= Edward Bocking =

English monk

Edward Bocking (died 1534) was a Benedictine monk executed in 1534. He was the confessor and spiritual adviser of Elizabeth Barton, "The Holy Maid of Kent", a popular seer who spoke out against the marriage of King Henry VIII to Anne Boleyn. The extent to which he may have influenced Barton's prophecies and pronouncements is unclear.

==Life==
Edward Bocking attended Canterbury College, Oxford where he received a B.D. in 1513 and a D.D. in 1518. He served as the Warden there for a period of time.

Bocking became a monk in 1526. He was serving as the cellarer of Christ Church Priory, in Canterbury, when at the request of Archbishop William Warham, the prior sent him with others to access the credibility of Elizabeth Barton, "The Holy Maid of Kent", and her alleged divine revelations. Initially, she urged people to pray to the Blessed Virgin Mary and to undertake pilgrimages. After one of her usual trances she declared that the Blessed Virgin had directed her to enter some convent, and Archbishop William Warham arranged for her to enter the Benedictine convent of St. Selpulchre's near Canterbury. Bocking became her confessor. According to George C Alston, writing in the Catholic Encyclopedia, Bocking is said to have induced her to declare herself an inspired emissary for the overthrow of Protestantism and the prevention of the divorce of Queen Catherine.

When the King began the process of obtaining an annulment of his marriage to Catherine of Aragon and seizing control of the Church in England from Rome, Barton began to prophesy against the royal policies. Bocking caused a collection of her oracles compiled under his direction to be widely circulated in manuscript.

After the divorce of Queen Catherine and Henry's marriage to Anne Boleyn in 1533, Cromwell had Elizabeth Barton arrested. Bocking was arrested in August 1533. In November, 1533 Bocking, Barton and others were made to mount a scaffold at St Paul's Cross to do public penance for promoting "superstition" and "disloyalty". They were then led through the streets to the Tower of London.
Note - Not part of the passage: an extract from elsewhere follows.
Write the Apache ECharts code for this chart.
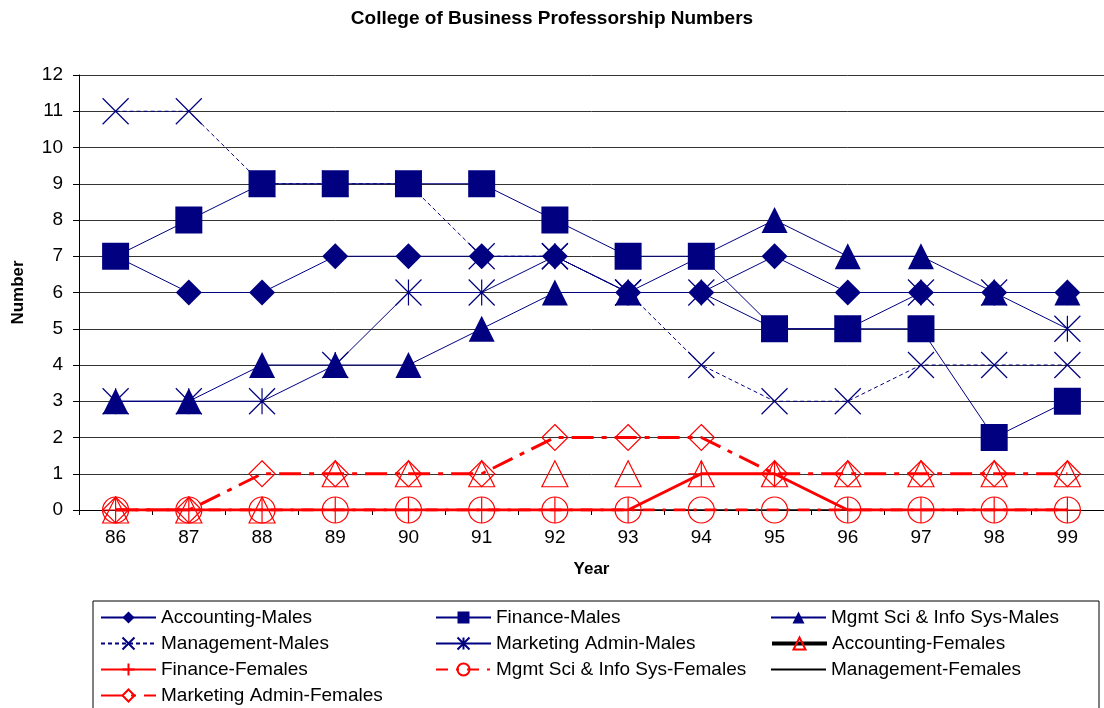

Eustace Chapuys, Imperial ambassador for Charles V, Holy Roman Emperor, nephew of Queen Catherine of Aragon, noted that there was some difficulty in obtaining a conviction for treason, and the trial ended without a sentence. In January 1534, indictments were drawn for a second trial, but Thomas Cromwell decided instead to seek a bill of attainder. According to Francis Aidan Gasquet, since the names of those attainted was not immediately released, those who early had supported Barton, did not offer any objection, and some offered Cromwell money in exchange for pardons.

Bocking and the others were not given an opportunity to address the charges; Parliament based its ruling on documentation supplied by the King's council. Bocking, together with Barton and six others, was hanged and beheaded for treason at Tyburn on 20 April 1534. His body was buried in the London cemetery of the Dominican Friars but his head was mounted above one of the city gates.

Alston indicates that Barton's purported visions of declaiming against the King's marriage to Anne Boleyn were instigated and promoted by Bocking for his own purposes. Sidney Lee characterizes Barton's pronouncements as the result of an "hysterical disorder" and the undue influence of Bocking, who took advantage of it. Gasquet allows that she may herself have believed them, and that at a time when there was widespread opposition to the marriage, it was necessary for the Crown to discredit a visionary who had attracted a following. Alston says that Barton had retracted her statements, but Gasquet says that is based on information under the control of the government.